» INSTRUCTION: Set down the material once more, exactly as it appears.

-- START GIVEN MATERIAL --

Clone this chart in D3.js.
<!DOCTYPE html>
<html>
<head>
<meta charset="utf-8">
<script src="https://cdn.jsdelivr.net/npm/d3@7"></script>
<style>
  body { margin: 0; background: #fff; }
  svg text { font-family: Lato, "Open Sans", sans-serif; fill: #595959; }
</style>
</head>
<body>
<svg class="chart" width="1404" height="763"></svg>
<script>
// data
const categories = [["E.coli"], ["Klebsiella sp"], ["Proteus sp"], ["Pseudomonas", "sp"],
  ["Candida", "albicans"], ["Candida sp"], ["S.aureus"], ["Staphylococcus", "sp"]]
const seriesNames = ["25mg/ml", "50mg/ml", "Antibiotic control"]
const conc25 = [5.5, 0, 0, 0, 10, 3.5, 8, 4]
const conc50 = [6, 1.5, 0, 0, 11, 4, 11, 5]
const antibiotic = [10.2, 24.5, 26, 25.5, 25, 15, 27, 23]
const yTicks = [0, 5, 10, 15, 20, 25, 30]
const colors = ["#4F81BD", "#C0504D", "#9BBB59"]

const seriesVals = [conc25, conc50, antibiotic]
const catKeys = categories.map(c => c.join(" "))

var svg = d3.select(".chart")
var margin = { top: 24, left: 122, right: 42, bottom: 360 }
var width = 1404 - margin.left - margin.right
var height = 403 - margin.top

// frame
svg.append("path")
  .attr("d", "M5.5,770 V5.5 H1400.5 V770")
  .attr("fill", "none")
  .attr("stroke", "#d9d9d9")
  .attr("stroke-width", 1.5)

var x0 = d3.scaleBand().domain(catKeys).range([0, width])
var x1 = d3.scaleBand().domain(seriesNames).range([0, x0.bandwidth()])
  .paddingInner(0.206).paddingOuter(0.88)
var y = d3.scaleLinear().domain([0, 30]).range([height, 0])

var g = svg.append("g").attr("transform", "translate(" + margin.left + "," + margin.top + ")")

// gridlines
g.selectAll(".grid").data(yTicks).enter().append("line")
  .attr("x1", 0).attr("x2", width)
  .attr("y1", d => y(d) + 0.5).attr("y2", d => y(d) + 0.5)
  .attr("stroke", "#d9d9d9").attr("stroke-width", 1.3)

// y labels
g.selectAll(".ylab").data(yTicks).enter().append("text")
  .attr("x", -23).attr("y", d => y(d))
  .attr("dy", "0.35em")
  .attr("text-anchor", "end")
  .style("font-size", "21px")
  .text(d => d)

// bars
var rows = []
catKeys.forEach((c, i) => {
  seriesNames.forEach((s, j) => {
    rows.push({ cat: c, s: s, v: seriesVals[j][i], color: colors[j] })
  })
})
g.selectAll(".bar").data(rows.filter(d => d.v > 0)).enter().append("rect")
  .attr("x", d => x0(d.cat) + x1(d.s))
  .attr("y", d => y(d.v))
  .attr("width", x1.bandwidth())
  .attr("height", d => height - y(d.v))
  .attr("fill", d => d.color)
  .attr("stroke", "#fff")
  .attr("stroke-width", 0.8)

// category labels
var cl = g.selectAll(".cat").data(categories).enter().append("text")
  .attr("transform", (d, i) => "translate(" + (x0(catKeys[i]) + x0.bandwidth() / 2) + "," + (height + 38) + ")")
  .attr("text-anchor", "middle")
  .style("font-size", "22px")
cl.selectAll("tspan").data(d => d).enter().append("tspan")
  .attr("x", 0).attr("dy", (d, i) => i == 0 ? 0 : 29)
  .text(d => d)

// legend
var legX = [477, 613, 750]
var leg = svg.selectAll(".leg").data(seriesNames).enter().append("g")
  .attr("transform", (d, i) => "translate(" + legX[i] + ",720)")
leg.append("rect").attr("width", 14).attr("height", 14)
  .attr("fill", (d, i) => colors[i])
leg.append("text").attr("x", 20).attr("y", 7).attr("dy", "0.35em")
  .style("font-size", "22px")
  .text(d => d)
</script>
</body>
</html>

-- END GIVEN MATERIAL --

» REPLY TO THE TASK:
Clone this chart in D3.js.
<!DOCTYPE html>
<html>
<head>
<meta charset="utf-8">
<script src="https://cdn.jsdelivr.net/npm/d3@7"></script>
<style>
  body { margin: 0; background: #fff; }
  svg text { font-family: Lato, "Open Sans", sans-serif; fill: #595959; }
</style>
</head>
<body>
<svg class="chart" width="1404" height="763"></svg>
<script>
// data
const categories = [["E.coli"], ["Klebsiella sp"], ["Proteus sp"], ["Pseudomonas", "sp"],
  ["Candida", "albicans"], ["Candida sp"], ["S.aureus"], ["Staphylococcus", "sp"]]
const seriesNames = ["25mg/ml", "50mg/ml", "Antibiotic control"]
const conc25 = [5.5, 0, 0, 0, 10, 3.5, 8, 4]
const conc50 = [6, 1.5, 0, 0, 11, 4, 11, 5]
const antibiotic = [10.2, 24.5, 26, 25.5, 25, 15, 27, 23]
const yTicks = [0, 5, 10, 15, 20, 25, 30]
const colors = ["#4F81BD", "#C0504D", "#9BBB59"]

const seriesVals = [conc25, conc50, antibiotic]
const catKeys = categories.map(c => c.join(" "))

var svg = d3.select(".chart")
var margin = { top: 24, left: 122, right: 42, bottom: 360 }
var width = 1404 - margin.left - margin.right
var height = 403 - margin.top

// frame
svg.append("path")
  .attr("d", "M5.5,770 V5.5 H1400.5 V770")
  .attr("fill", "none")
  .attr("stroke", "#d9d9d9")
  .attr("stroke-width", 1.5)

var x0 = d3.scaleBand().domain(catKeys).range([0, width])
var x1 = d3.scaleBand().domain(seriesNames).range([0, x0.bandwidth()])
  .paddingInner(0.206).paddingOuter(0.88)
var y = d3.scaleLinear().domain([0, 30]).range([height, 0])

var g = svg.append("g").attr("transform", "translate(" + margin.left + "," + margin.top + ")")

// gridlines
g.selectAll(".grid").data(yTicks).enter().append("line")
  .attr("x1", 0).attr("x2", width)
  .attr("y1", d => y(d) + 0.5).attr("y2", d => y(d) + 0.5)
  .attr("stroke", "#d9d9d9").attr("stroke-width", 1.3)

// y labels
g.selectAll(".ylab").data(yTicks).enter().append("text")
  .attr("x", -23).attr("y", d => y(d))
  .attr("dy", "0.35em")
  .attr("text-anchor", "end")
  .style("font-size", "21px")
  .text(d => d)

// bars
var rows = []
catKeys.forEach((c, i) => {
  seriesNames.forEach((s, j) => {
    rows.push({ cat: c, s: s, v: seriesVals[j][i], color: colors[j] })
  })
})
g.selectAll(".bar").data(rows.filter(d => d.v > 0)).enter().append("rect")
  .attr("x", d => x0(d.cat) + x1(d.s))
  .attr("y", d => y(d.v))
  .attr("width", x1.bandwidth())
  .attr("height", d => height - y(d.v))
  .attr("fill", d => d.color)
  .attr("stroke", "#fff")
  .attr("stroke-width", 0.8)

// category labels
var cl = g.selectAll(".cat").data(categories).enter().append("text")
  .attr("transform", (d, i) => "translate(" + (x0(catKeys[i]) + x0.bandwidth() / 2) + "," + (height + 38) + ")")
  .attr("text-anchor", "middle")
  .style("font-size", "22px")
cl.selectAll("tspan").data(d => d).enter().append("tspan")
  .attr("x", 0).attr("dy", (d, i) => i == 0 ? 0 : 29)
  .text(d => d)

// legend
var legX = [477, 613, 750]
var leg = svg.selectAll(".leg").data(seriesNames).enter().append("g")
  .attr("transform", (d, i) => "translate(" + legX[i] + ",720)")
leg.append("rect").attr("width", 14).attr("height", 14)
  .attr("fill", (d, i) => colors[i])
leg.append("text").attr("x", 20).attr("y", 7).attr("dy", "0.35em")
  .style("font-size", "22px")
  .text(d => d)
</script>
</body>
</html>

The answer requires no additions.